| Aim |
Copy all of the material word for word, except for the pictures.

::: Data extract

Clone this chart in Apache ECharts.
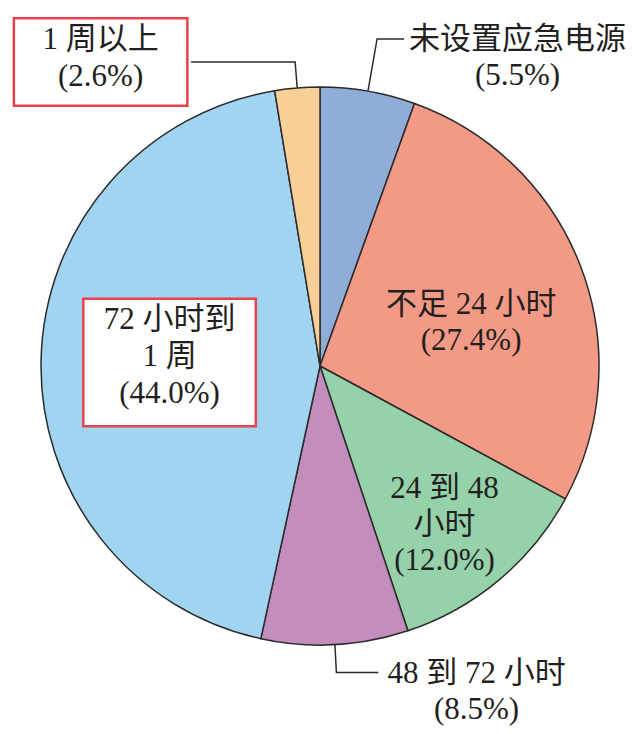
<!DOCTYPE html>
<html><head><meta charset="utf-8">
<script src="https://cdn.jsdelivr.net/npm/echarts@6/dist/echarts.min.js"></script>
<style>html,body{margin:0;padding:0;background:#fff}#c{width:642px;height:734px}</style>
</head><body><div id="c"></div>
<script>
const categories = ['未设置应急电源', '不足 24 小时', '24 到 48 小时', '48 到 72 小时', '72 小时到 1 周', '1 周以上'];
const labelTexts = [['未设置应急电源'], ['不足 24 小时'], ['24 到 48', '小时'], ['48 到 72 小时'], ['72 小时到', '1 周'], ['1 周以上']];
const values = [5.5, 27.4, 12.0, 8.5, 44.0, 2.6];
const colors = ['#8fadd6', '#f39a86', '#95d1a9', '#c38dbd', '#a1d4f1', '#f9cf98'];

const FONT = '"Liberation Serif","Noto Sans CJK SC",serif';
const TEXT = '#231f20';
const baseRich = { a: { align: 'center', fontSize: 31, lineHeight: 36, fontFamily: FONT, color: TEXT } };
const boxRich = { a: { align: 'center', fontSize: 31, lineHeight: 37, fontFamily: FONT, color: TEXT } };

function fmt(i) {
  return labelTexts[i].concat(['(' + values[i].toFixed(1) + '%)']).map(s => '{a|' + s + '}').join('\n');
}

// label style per slice (presentation only)
const labelCfg = [
  { label: { position: 'outside', rich: baseRich }, labelLine: { show: true, length: 53, length2: 27 } },
  { label: { position: 'inside', rich: baseRich }, labelLine: { show: false } },
  { label: { position: 'inside', rich: baseRich }, labelLine: { show: false } },
  { label: { position: 'outside', rich: baseRich }, labelLine: { show: true, length: 28, length2: 42 } },
  { label: { position: 'inside', rich: boxRich, backgroundColor: '#fff', borderColor: '#e8434c', borderWidth: 2.5, width: 170, height: 125, padding: 0 }, labelLine: { show: false } },
  { label: { position: 'outside', rich: boxRich, backgroundColor: '#fff', borderColor: '#e8434c', borderWidth: 2.5, width: 171, height: 85, padding: 0 }, labelLine: { show: true, length: 26, length2: 104 } }
];
const offsets = [[0, 18, true], [18, 6], [33, 48], [4, 18, true], [-8, 0], [0, 0, true]];

const data = categories.map((name, i) => ({
  name: name,
  value: values[i],
  itemStyle: { color: colors[i] },
  label: Object.assign({ show: true, formatter: fmt(i) }, labelCfg[i].label),
  labelLine: labelCfg[i].labelLine
}));

const chart = echarts.init(document.getElementById('c'), null, { renderer: 'svg' });
chart.setOption({
  animation: false,
  backgroundColor: '#fff',
  series: [{
    type: 'pie',
    center: [320, 366],
    radius: [0, 279],
    startAngle: 90,
    clockwise: true,
    avoidLabelOverlap: false,
    itemStyle: { borderColor: '#2b2b2b', borderWidth: 1.5 },
    labelLine: { lineStyle: { color: '#2b2b2b', width: 1.5 }, smooth: false },
    label: { color: TEXT, fontFamily: FONT, fontSize: 31 },
    emphasis: { disabled: true },
    labelLayout: function (p) {
      const o = offsets[p.dataIndex];
      const r = { dx: o[0], dy: o[1] };
      if (o[2] && p.labelLinePoints) r.labelLinePoints = p.labelLinePoints;
      return r;
    },
    data: data
  }]
});
</script>
</body></html>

::::::

| Task response |
Clone this chart in Apache ECharts.
<!DOCTYPE html>
<html><head><meta charset="utf-8">
<script src="https://cdn.jsdelivr.net/npm/echarts@6/dist/echarts.min.js"></script>
<style>html,body{margin:0;padding:0;background:#fff}#c{width:642px;height:734px}</style>
</head><body><div id="c"></div>
<script>
const categories = ['未设置应急电源', '不足 24 小时', '24 到 48 小时', '48 到 72 小时', '72 小时到 1 周', '1 周以上'];
const labelTexts = [['未设置应急电源'], ['不足 24 小时'], ['24 到 48', '小时'], ['48 到 72 小时'], ['72 小时到', '1 周'], ['1 周以上']];
const values = [5.5, 27.4, 12.0, 8.5, 44.0, 2.6];
const colors = ['#8fadd6', '#f39a86', '#95d1a9', '#c38dbd', '#a1d4f1', '#f9cf98'];

const FONT = '"Liberation Serif","Noto Sans CJK SC",serif';
const TEXT = '#231f20';
const baseRich = { a: { align: 'center', fontSize: 31, lineHeight: 36, fontFamily: FONT, color: TEXT } };
const boxRich = { a: { align: 'center', fontSize: 31, lineHeight: 37, fontFamily: FONT, color: TEXT } };

function fmt(i) {
  return labelTexts[i].concat(['(' + values[i].toFixed(1) + '%)']).map(s => '{a|' + s + '}').join('\n');
}

// label style per slice (presentation only)
const labelCfg = [
  { label: { position: 'outside', rich: baseRich }, labelLine: { show: true, length: 53, length2: 27 } },
  { label: { position: 'inside', rich: baseRich }, labelLine: { show: false } },
  { label: { position: 'inside', rich: baseRich }, labelLine: { show: false } },
  { label: { position: 'outside', rich: baseRich }, labelLine: { show: true, length: 28, length2: 42 } },
  { label: { position: 'inside', rich: boxRich, backgroundColor: '#fff', borderColor: '#e8434c', borderWidth: 2.5, width: 170, height: 125, padding: 0 }, labelLine: { show: false } },
  { label: { position: 'outside', rich: boxRich, backgroundColor: '#fff', borderColor: '#e8434c', borderWidth: 2.5, width: 171, height: 85, padding: 0 }, labelLine: { show: true, length: 26, length2: 104 } }
];
const offsets = [[0, 18, true], [18, 6], [33, 48], [4, 18, true], [-8, 0], [0, 0, true]];

const data = categories.map((name, i) => ({
  name: name,
  value: values[i],
  itemStyle: { color: colors[i] },
  label: Object.assign({ show: true, formatter: fmt(i) }, labelCfg[i].label),
  labelLine: labelCfg[i].labelLine
}));

const chart = echarts.init(document.getElementById('c'), null, { renderer: 'svg' });
chart.setOption({
  animation: false,
  backgroundColor: '#fff',
  series: [{
    type: 'pie',
    center: [320, 366],
    radius: [0, 279],
    startAngle: 90,
    clockwise: true,
    avoidLabelOverlap: false,
    itemStyle: { borderColor: '#2b2b2b', borderWidth: 1.5 },
    labelLine: { lineStyle: { color: '#2b2b2b', width: 1.5 }, smooth: false },
    label: { color: TEXT, fontFamily: FONT, fontSize: 31 },
    emphasis: { disabled: true },
    labelLayout: function (p) {
      const o = offsets[p.dataIndex];
      const r = { dx: o[0], dy: o[1] };
      if (o[2] && p.labelLinePoints) r.labelLinePoints = p.labelLinePoints;
      return r;
    },
    data: data
  }]
});
</script>
</body></html>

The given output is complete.